Lowe, who previously sat as a Conservative MP before joining Nigel Farage's Reform UK and subsequently departing that party, invoked the slogan "millions must go" in reference to the party's immigration policy — a phrase that echoes the language of the 1970s National Front and that drew immediate condemnation from across the mainstream political spectrum.

To understand today's headlines, we must look at yesterday's decisions. Britain's political landscape has shifted markedly to the right on immigration since the 2016 Brexit referendum, which was fought substantially on the claim that EU freedom of movement had produced unacceptable demographic change. Reform UK under Farage has further accelerated this rightward movement, polling at or above 30 percent in some surveys — a position that has emboldened figures like Lowe to advance positions that would have been considered outside the acceptable range of mainstream debate as recently as 2015.

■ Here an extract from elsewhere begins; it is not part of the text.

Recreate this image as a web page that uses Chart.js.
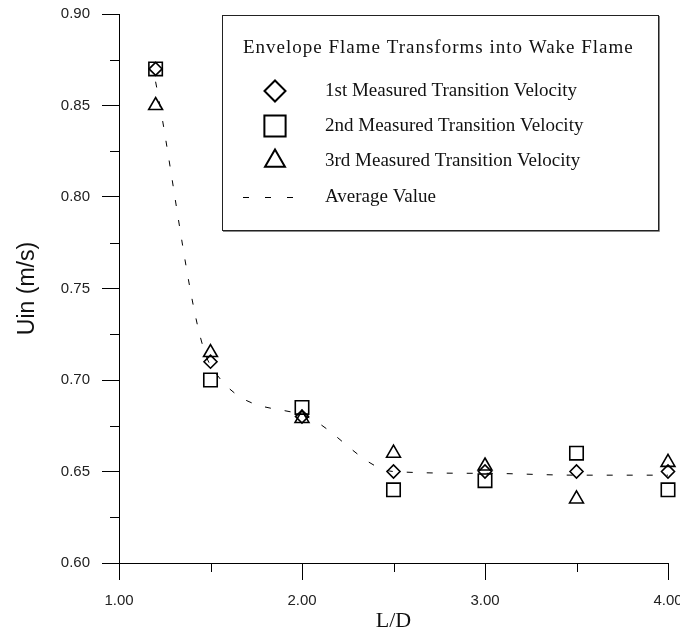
<!DOCTYPE html>
<html>
<head>
<meta charset="utf-8">
<script src="https://cdn.jsdelivr.net/npm/chart.js@4.4.0/dist/chart.umd.min.js"></script>
<style>
  html, body { margin: 0; padding: 0; background: #fff; }
  #wrap { width: 680px; height: 629px; }
</style>
</head>
<body>
<div id="wrap"><canvas id="grafico" width="680" height="629"></canvas></div>
<script>
// dados
const razaoLD = [1.2, 1.5, 2.0, 2.5, 3.0, 3.5, 4.0];
const medicao1 = [0.87, 0.71, 0.68, 0.65, 0.65, 0.65, 0.65];
const medicao2 = [0.87, 0.70, 0.685, 0.64, 0.645, 0.66, 0.64];
const medicao3 = [0.85, 0.715, 0.679, 0.66, 0.653, 0.635, 0.655];
const media = [0.863, 0.708, 0.681, 0.650, 0.649, 0.648, 0.648];

const ticksX = [1, 2, 3, 4];
const ticksXMenores = [1.5, 2.5, 3.5];
const ticksY = [0.60, 0.65, 0.70, 0.75, 0.80, 0.85, 0.90];
const ticksYMenores = [0.625, 0.675, 0.725, 0.775, 0.825, 0.875];

const tituloLegenda = 'Envelope Flame Transforms into Wake Flame';
const nomesSeries = [
    '1st Measured Transition Velocity',
    '2nd Measured Transition Velocity',
    '3rd Measured Transition Velocity',
    'Average Value'
];

function pontos(valores) {
    return razaoLD.map((x, i) => ({ x: x, y: valores[i] }));
}

const fonteEixo = { family: 'Liberation Sans, Arial, sans-serif', size: 15 };

// Plugin: ticks menores
const ticksMenores = {
    id: 'ticksMenores',
    afterDraw(chart) {
        const ctx = chart.ctx;
        const sx = chart.scales.x, sy = chart.scales.y;
        ctx.save();
        ctx.strokeStyle = '#000';
        ctx.lineWidth = 1;
        ctx.beginPath();
        ticksXMenores.forEach(v => {
            const px = Math.round(sx.getPixelForValue(v)) + 0.5;
            ctx.moveTo(px, sy.bottom);
            ctx.lineTo(px, sy.bottom + 9);
        });
        ticksYMenores.forEach(v => {
            const py = Math.round(sy.getPixelForValue(v)) + 0.5;
            ctx.moveTo(sx.left - 9, py);
            ctx.lineTo(sx.left, py);
        });
        ctx.stroke();
        ctx.restore();
    }
};

// Plugin: caixa de legenda
const caixaLegenda = {
    id: 'caixaLegenda',
    afterDraw(chart) {
        const ctx = chart.ctx;
        const ds = chart.data.datasets;
        ctx.save();
        ctx.fillStyle = '#fff';
        ctx.fillRect(222, 15, 436, 215);
        ctx.strokeStyle = '#888';
        ctx.lineWidth = 1;
        ctx.beginPath();
        ctx.moveTo(659.5, 16);
        ctx.lineTo(659.5, 231.5);
        ctx.lineTo(223, 231.5);
        ctx.stroke();
        ctx.strokeStyle = '#222';
        ctx.strokeRect(222.5, 15.5, 436, 215);

        ctx.fillStyle = '#111';
        ctx.textBaseline = 'middle';
        ctx.font = '19px "Liberation Serif", "Times New Roman", serif';
        ctx.letterSpacing = '1px';
        ctx.fillText(tituloLegenda, 243, 48);
        ctx.letterSpacing = '0px';

        const ys = [91, 126, 161, 197];
        const raios = [10.5, 15, 11.5];
        nomesSeries.forEach((nome, i) => {
            const y = ys[i];
            if (i < 3) {
                ctx.strokeStyle = '#000';
                ctx.fillStyle = '#fff';
                ctx.lineWidth = 2;
                Chart.helpers.drawPoint(ctx, {
                    pointStyle: ds[i].pointStyle,
                    radius: raios[i],
                    rotation: 0,
                    borderWidth: 2
                }, 275, y);
            } else {
                ctx.strokeStyle = '#000';
                ctx.lineWidth = 1;
                ctx.setLineDash([6, 16]);
                ctx.beginPath();
                ctx.moveTo(243, y + 0.5);
                ctx.lineTo(296, y + 0.5);
                ctx.stroke();
                ctx.setLineDash([]);
            }
            ctx.fillStyle = '#111';
            ctx.fillText(nome, 325, y);
        });
        ctx.restore();
    }
};

function serieMarcador(nome, valores, estilo, raio) {
    return {
        label: nome,
        data: pontos(valores),
        showLine: false,
        clip: false,
        pointStyle: estilo,
        pointRadius: raio,
        pointHoverRadius: raio,
        pointBorderWidth: 1.6,
        pointBorderColor: '#000',
        pointBackgroundColor: 'rgba(0,0,0,0)'
    };
}

const ctx = document.getElementById('grafico').getContext('2d');
const grafico = new Chart(ctx, {
    type: 'scatter',
    data: {
        datasets: [
            serieMarcador(nomesSeries[0], medicao1, 'rectRot', 6.5),
            serieMarcador(nomesSeries[1], medicao2, 'rect', 9.5),
            serieMarcador(nomesSeries[2], medicao3, 'triangle', 8),
            {
                label: nomesSeries[3],
                data: pontos(media),
                showLine: true,
                clip: false,
                cubicInterpolationMode: 'monotone',
                borderColor: '#000',
                borderWidth: 1,
                borderDash: [6, 14],
                pointRadius: 0,
                fill: false
            }
        ]
    },
    options: {
        responsive: false,
        animation: false,
        devicePixelRatio: 1,
        layout: { padding: { left: 0, top: 14, right: 12, bottom: 0 } },
        plugins: {
            legend: { display: false },
            tooltip: { enabled: false }
        },
        scales: {
            x: {
                type: 'linear',
                min: 1,
                max: 4,
                afterBuildTicks: scale => { scale.ticks = ticksX.map(v => ({ value: v })); },
                afterFit: scale => {
                    scale.height = 66;
                    scale.paddingLeft = 0;
                    scale.paddingRight = 0;
                },
                ticks: {
                    callback: v => Number(v).toFixed(2),
                    font: fonteEixo,
                    color: '#222',
                    padding: 12,
                    maxRotation: 0
                },
                grid: { drawOnChartArea: false, tickLength: 17, color: '#000', tickColor: '#000' },
                border: { color: '#000', width: 1 },
                title: {
                    display: true,
                    text: 'L/D',
                    font: { family: 'Liberation Serif, Times New Roman, serif', size: 22 },
                    color: '#111',
                    padding: { top: 0, bottom: -5 }
                }
            },
            y: {
                type: 'linear',
                min: 0.60,
                max: 0.90,
                afterBuildTicks: scale => { scale.ticks = ticksY.map(v => ({ value: v })); },
                afterFit: scale => {
                    scale.width = 119;
                    scale.paddingTop = 0;
                    scale.paddingBottom = 0;
                },
                ticks: {
                    callback: v => Number(v).toFixed(2),
                    font: fonteEixo,
                    color: '#222',
                    padding: 12
                },
                grid: { drawOnChartArea: false, tickLength: 17, color: '#000', tickColor: '#000' },
                border: { color: '#000', width: 1 },
                title: {
                    display: true,
                    text: 'Uin (m/s)',
                    font: { family: 'Liberation Sans, Arial, sans-serif', size: 23 },
                    color: '#111',
                    padding: { top: 14, bottom: 0 }
                }
            }
        }
    },
    plugins: [ticksMenores, caixaLegenda]
});
</script>
</body>
</html>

The distinguishing feature of Restore Britain, however, is not merely the extremity of its immigration proposals but its explicit ideological framework. Where Reform UK has argued for civic nationalism — membership of the British nation open to those who embrace British values regardless of origin — Restore Britain's founding documentation, according to reporting by Middle East Eye, defines Britain as "a people defined by indigenous British ancestry and Christian faith." This represents a shift from civic to ethnic nationalism that places the party outside the tradition of postwar British conservative politics.

The proposed ban on halal and kosher slaughter would affect both the UK's Muslim community of approximately 3.9 million and its Jewish community of approximately 280,000 — a combination that has united religious leaders from both traditions in opposition. The Chief Rabbi of Britain described the proposal as "an attack on religious freedom" that would make Jewish life in Britain unsustainable.

Musk's backing for the party was declared through posts on his social media platform X, where he has previously endorsed Lowe and expressed sympathy with hard-right positions on British immigration and multiculturalism. The financial dimension of Musk's support was confirmed by party officials, though specific sums were not disclosed.

The launch provoked immediate political condemnation. Prime Minister Keir Starmer described the party's programme as "extremist rhetoric that has no place in British politics." Conservative leader Kemi Badenoch, facing pressure on her party's right flank, was more measured but said she rejected "discrimination based on ethnicity or religion." Farage's Reform UK, competing for overlapping voters, dismissed Restore Britain as a vanity project.

The party's immediate electoral prospects are limited. Britain's first-past-the-post voting system heavily disadvantages new parties without established geographic concentrations of support. However, Restore Britain's significance may lie less in its likely parliamentary presence than in the signal it sends about the direction of travel at the fringes of British politics — and about the role of external actors with significant financial resources in funding that movement.

The question of foreign political funding has become acutely sensitive in Britain. Current electoral law contains significant gaps in transparency requirements for political donations, and the Electoral Commission has indicated it is reviewing the legal framework. Whether Musk's reported financial support for Restore Britain falls within or outside existing rules is a matter that regulators will need to address.